--- Start ---
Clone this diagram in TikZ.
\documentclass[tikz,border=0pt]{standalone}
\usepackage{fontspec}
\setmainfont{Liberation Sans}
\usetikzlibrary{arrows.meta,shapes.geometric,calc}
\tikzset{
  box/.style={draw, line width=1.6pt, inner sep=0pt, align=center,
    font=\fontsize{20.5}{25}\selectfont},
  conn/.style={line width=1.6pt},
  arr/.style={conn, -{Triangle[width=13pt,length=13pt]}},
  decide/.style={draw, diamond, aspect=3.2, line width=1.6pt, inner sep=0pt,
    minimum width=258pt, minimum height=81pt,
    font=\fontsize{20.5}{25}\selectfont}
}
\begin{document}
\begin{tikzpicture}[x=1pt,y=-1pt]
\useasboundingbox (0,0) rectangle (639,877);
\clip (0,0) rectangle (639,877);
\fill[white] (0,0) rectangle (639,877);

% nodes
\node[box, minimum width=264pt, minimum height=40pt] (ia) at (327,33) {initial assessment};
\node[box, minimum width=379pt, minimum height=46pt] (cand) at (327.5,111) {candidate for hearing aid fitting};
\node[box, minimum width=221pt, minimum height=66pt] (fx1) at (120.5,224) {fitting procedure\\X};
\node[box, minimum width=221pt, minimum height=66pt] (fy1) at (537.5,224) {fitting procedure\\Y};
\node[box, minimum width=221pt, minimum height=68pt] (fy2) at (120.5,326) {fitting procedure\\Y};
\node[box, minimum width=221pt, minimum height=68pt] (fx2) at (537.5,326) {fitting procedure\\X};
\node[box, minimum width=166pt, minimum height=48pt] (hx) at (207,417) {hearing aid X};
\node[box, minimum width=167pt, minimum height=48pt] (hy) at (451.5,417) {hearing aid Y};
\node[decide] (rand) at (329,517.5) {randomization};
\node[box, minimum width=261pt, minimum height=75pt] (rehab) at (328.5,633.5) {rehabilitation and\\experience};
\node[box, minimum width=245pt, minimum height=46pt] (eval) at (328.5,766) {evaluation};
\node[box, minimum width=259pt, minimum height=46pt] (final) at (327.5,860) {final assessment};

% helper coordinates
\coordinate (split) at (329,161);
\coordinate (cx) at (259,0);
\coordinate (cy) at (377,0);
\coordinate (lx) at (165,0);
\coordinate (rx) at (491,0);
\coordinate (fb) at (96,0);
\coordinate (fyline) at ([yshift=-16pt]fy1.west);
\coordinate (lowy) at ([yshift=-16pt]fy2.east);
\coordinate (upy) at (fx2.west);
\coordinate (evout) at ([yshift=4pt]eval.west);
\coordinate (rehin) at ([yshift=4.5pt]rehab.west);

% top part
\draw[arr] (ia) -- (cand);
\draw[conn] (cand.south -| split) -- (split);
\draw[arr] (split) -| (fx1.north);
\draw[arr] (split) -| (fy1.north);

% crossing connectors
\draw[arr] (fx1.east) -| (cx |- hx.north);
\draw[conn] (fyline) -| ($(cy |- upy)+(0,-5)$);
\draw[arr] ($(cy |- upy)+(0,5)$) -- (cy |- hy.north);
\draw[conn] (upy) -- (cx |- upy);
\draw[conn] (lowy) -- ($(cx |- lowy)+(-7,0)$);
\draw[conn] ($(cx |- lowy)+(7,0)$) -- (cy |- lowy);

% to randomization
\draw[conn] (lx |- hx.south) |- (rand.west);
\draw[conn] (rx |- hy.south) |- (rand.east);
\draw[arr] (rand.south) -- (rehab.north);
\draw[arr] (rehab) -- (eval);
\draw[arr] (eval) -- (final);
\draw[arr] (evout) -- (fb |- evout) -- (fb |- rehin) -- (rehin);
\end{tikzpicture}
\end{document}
--- End ---
▶ **Given task**: Give every line of the material again, exactly as it reads.

▶ **Solution**:
Clone this diagram in TikZ.
\documentclass[tikz,border=0pt]{standalone}
\usepackage{fontspec}
\setmainfont{Liberation Sans}
\usetikzlibrary{arrows.meta,shapes.geometric,calc}
\tikzset{
  box/.style={draw, line width=1.6pt, inner sep=0pt, align=center,
    font=\fontsize{20.5}{25}\selectfont},
  conn/.style={line width=1.6pt},
  arr/.style={conn, -{Triangle[width=13pt,length=13pt]}},
  decide/.style={draw, diamond, aspect=3.2, line width=1.6pt, inner sep=0pt,
    minimum width=258pt, minimum height=81pt,
    font=\fontsize{20.5}{25}\selectfont}
}
\begin{document}
\begin{tikzpicture}[x=1pt,y=-1pt]
\useasboundingbox (0,0) rectangle (639,877);
\clip (0,0) rectangle (639,877);
\fill[white] (0,0) rectangle (639,877);

% nodes
\node[box, minimum width=264pt, minimum height=40pt] (ia) at (327,33) {initial assessment};
\node[box, minimum width=379pt, minimum height=46pt] (cand) at (327.5,111) {candidate for hearing aid fitting};
\node[box, minimum width=221pt, minimum height=66pt] (fx1) at (120.5,224) {fitting procedure\\X};
\node[box, minimum width=221pt, minimum height=66pt] (fy1) at (537.5,224) {fitting procedure\\Y};
\node[box, minimum width=221pt, minimum height=68pt] (fy2) at (120.5,326) {fitting procedure\\Y};
\node[box, minimum width=221pt, minimum height=68pt] (fx2) at (537.5,326) {fitting procedure\\X};
\node[box, minimum width=166pt, minimum height=48pt] (hx) at (207,417) {hearing aid X};
\node[box, minimum width=167pt, minimum height=48pt] (hy) at (451.5,417) {hearing aid Y};
\node[decide] (rand) at (329,517.5) {randomization};
\node[box, minimum width=261pt, minimum height=75pt] (rehab) at (328.5,633.5) {rehabilitation and\\experience};
\node[box, minimum width=245pt, minimum height=46pt] (eval) at (328.5,766) {evaluation};
\node[box, minimum width=259pt, minimum height=46pt] (final) at (327.5,860) {final assessment};

% helper coordinates
\coordinate (split) at (329,161);
\coordinate (cx) at (259,0);
\coordinate (cy) at (377,0);
\coordinate (lx) at (165,0);
\coordinate (rx) at (491,0);
\coordinate (fb) at (96,0);
\coordinate (fyline) at ([yshift=-16pt]fy1.west);
\coordinate (lowy) at ([yshift=-16pt]fy2.east);
\coordinate (upy) at (fx2.west);
\coordinate (evout) at ([yshift=4pt]eval.west);
\coordinate (rehin) at ([yshift=4.5pt]rehab.west);

% top part
\draw[arr] (ia) -- (cand);
\draw[conn] (cand.south -| split) -- (split);
\draw[arr] (split) -| (fx1.north);
\draw[arr] (split) -| (fy1.north);

% crossing connectors
\draw[arr] (fx1.east) -| (cx |- hx.north);
\draw[conn] (fyline) -| ($(cy |- upy)+(0,-5)$);
\draw[arr] ($(cy |- upy)+(0,5)$) -- (cy |- hy.north);
\draw[conn] (upy) -- (cx |- upy);
\draw[conn] (lowy) -- ($(cx |- lowy)+(-7,0)$);
\draw[conn] ($(cx |- lowy)+(7,0)$) -- (cy |- lowy);

% to randomization
\draw[conn] (lx |- hx.south) |- (rand.west);
\draw[conn] (rx |- hy.south) |- (rand.east);
\draw[arr] (rand.south) -- (rehab.north);
\draw[arr] (rehab) -- (eval);
\draw[arr] (eval) -- (final);
\draw[arr] (evout) -- (fb |- evout) -- (fb |- rehin) -- (rehin);
\end{tikzpicture}
\end{document}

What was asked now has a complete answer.